§ Exercise description
Return only the lines from the top of the data down to the one that holds "from matplotlib.ticker import", both included, without any pictures.

§ Supplied information
========
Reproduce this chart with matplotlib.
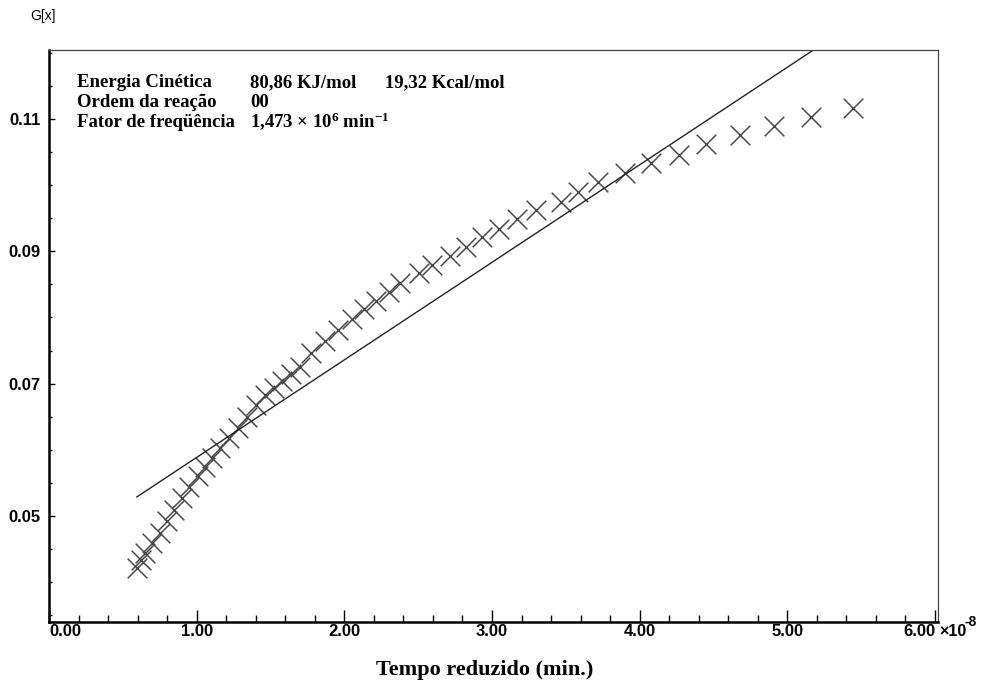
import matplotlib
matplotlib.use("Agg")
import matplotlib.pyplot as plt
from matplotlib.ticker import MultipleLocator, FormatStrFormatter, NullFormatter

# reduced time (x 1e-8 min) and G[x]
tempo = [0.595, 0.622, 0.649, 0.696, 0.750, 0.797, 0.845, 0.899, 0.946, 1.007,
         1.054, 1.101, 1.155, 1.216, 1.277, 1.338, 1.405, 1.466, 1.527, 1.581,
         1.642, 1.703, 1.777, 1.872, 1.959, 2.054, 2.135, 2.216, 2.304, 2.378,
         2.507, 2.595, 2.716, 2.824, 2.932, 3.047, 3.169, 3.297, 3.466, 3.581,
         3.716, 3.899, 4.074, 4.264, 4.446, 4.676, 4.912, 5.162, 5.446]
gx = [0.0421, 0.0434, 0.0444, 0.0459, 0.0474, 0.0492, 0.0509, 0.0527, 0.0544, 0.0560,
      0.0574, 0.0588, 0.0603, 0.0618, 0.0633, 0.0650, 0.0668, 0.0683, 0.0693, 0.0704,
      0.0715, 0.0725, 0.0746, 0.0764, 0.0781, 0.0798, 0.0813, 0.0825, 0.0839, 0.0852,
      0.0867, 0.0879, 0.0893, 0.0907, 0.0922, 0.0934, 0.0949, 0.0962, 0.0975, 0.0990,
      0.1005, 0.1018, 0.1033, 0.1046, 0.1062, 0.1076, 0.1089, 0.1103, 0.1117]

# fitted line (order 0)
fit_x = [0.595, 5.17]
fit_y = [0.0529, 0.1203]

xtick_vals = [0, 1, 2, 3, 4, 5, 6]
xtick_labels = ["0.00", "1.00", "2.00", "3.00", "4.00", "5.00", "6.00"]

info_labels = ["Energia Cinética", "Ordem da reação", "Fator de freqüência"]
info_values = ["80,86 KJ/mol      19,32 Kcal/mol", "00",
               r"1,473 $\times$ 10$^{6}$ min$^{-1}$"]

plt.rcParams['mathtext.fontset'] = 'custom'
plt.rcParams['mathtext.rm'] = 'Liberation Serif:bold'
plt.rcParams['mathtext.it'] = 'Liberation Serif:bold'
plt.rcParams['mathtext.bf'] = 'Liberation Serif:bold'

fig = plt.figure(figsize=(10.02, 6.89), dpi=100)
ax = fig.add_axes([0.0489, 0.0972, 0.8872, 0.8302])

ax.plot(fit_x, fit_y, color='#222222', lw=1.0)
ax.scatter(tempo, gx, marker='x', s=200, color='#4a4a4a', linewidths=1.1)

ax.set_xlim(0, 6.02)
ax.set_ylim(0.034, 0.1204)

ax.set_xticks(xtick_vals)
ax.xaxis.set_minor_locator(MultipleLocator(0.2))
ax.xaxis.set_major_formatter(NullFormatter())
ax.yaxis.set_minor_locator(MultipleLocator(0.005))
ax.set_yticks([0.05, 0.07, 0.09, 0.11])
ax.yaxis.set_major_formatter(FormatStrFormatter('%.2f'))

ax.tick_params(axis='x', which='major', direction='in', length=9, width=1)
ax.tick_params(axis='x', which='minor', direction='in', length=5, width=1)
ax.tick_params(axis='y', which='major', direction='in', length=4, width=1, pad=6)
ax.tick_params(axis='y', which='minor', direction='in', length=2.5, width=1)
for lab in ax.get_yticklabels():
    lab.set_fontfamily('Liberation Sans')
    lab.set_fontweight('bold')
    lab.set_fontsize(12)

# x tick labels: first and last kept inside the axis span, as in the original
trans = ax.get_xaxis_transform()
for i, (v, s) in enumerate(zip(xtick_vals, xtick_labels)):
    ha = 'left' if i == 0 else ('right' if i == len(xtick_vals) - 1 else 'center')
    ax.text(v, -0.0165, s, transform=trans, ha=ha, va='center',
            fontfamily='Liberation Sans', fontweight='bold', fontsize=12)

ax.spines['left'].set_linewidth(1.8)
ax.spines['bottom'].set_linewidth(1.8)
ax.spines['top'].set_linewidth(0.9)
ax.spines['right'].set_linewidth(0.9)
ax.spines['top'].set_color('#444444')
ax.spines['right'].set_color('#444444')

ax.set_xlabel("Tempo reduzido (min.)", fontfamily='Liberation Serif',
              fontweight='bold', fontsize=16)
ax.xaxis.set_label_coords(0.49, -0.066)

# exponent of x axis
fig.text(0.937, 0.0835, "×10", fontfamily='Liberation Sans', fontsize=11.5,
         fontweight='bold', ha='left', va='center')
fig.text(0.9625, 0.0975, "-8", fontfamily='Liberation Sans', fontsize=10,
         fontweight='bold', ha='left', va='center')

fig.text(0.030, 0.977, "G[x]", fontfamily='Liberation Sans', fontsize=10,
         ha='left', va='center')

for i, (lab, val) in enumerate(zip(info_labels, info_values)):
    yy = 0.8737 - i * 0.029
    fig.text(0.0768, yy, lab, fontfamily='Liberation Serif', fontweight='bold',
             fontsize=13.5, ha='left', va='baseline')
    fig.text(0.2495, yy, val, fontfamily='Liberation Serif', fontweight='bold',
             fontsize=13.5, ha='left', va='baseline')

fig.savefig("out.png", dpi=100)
========
§ Response to this exercise
Reproduce this chart with matplotlib.
import matplotlib
matplotlib.use("Agg")
import matplotlib.pyplot as plt
from matplotlib.ticker import MultipleLocator, FormatStrFormatter, NullFormatter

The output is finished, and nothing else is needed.